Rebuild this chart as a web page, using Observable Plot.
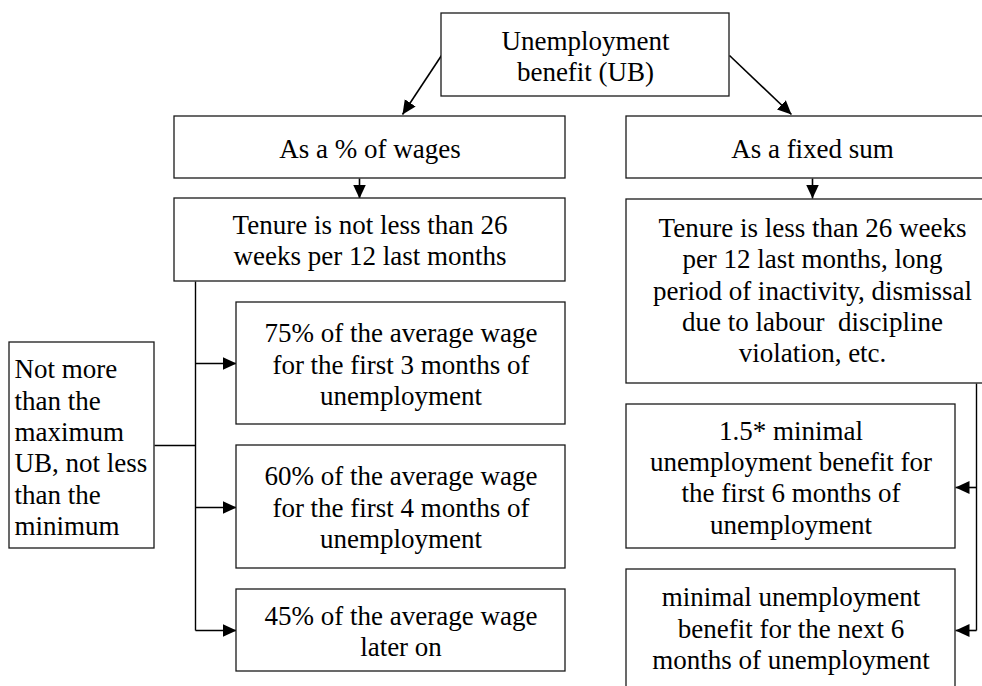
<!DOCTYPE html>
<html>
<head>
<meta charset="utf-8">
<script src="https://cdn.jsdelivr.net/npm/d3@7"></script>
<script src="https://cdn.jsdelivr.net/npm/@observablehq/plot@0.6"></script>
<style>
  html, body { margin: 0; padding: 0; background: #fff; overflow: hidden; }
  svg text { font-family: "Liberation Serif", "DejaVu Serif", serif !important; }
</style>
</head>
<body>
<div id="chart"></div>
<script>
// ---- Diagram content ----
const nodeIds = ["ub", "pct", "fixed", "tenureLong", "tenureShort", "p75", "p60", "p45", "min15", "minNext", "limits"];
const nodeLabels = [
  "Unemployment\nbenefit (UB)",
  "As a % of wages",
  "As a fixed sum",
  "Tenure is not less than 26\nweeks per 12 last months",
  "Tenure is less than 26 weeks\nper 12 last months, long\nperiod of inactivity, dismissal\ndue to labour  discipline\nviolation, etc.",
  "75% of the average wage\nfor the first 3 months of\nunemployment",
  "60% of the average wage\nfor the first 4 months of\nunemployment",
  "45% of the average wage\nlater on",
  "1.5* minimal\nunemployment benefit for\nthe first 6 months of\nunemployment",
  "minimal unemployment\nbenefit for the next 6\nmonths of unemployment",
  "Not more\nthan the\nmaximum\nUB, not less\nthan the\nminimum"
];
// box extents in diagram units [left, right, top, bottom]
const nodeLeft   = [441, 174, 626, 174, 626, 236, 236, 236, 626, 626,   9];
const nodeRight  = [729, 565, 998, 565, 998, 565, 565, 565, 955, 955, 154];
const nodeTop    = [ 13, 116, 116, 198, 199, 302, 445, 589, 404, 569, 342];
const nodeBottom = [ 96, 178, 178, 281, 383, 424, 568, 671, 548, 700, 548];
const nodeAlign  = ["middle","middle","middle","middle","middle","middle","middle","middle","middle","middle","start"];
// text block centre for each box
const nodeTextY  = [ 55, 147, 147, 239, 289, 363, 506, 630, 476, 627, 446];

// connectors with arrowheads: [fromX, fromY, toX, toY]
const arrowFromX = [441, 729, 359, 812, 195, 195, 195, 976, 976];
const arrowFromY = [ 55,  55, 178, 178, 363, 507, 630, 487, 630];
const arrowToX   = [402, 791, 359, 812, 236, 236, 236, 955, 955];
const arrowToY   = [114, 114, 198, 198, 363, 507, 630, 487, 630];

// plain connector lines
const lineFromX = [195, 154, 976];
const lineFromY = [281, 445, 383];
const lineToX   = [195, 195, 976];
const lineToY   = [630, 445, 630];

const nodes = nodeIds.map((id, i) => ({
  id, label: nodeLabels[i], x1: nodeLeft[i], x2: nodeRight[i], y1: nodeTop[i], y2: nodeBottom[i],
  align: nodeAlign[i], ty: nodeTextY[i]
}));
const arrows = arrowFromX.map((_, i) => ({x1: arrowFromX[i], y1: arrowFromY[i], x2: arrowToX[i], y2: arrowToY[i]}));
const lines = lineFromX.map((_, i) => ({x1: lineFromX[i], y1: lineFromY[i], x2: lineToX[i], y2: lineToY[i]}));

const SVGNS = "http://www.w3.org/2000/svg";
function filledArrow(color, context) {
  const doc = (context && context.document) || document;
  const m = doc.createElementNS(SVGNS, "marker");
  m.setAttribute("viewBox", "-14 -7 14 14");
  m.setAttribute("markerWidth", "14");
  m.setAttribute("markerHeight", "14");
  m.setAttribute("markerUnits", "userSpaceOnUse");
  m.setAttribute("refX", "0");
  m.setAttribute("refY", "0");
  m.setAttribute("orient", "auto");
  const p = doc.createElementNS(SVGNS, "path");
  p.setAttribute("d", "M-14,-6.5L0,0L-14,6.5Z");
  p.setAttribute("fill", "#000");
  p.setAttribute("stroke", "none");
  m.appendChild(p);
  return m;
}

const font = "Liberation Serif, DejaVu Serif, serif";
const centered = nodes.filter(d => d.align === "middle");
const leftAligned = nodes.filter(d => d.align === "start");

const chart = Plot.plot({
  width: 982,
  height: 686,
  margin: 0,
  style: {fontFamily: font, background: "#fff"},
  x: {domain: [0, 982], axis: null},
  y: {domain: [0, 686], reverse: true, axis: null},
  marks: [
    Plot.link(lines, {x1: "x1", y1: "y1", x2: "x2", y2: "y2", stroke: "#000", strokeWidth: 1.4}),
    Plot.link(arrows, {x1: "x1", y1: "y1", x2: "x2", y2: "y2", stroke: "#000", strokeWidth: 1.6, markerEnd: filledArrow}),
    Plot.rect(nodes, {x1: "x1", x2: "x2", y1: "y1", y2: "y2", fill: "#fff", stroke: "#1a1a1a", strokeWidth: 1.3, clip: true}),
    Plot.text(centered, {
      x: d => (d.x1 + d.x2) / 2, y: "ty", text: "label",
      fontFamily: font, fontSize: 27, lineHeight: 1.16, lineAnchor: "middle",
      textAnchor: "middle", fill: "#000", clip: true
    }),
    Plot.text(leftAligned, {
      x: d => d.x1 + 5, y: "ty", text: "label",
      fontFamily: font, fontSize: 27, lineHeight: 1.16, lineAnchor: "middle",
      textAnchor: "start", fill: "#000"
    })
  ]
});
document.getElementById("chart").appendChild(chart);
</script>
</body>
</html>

•••••

Identify and extract each line of the listing that contains "chart".

Rebuild this chart as a web page, using Observable Plot.
<div id="chart"></div>
const chart = Plot.plot({
document.getElementById("chart").appendChild(chart);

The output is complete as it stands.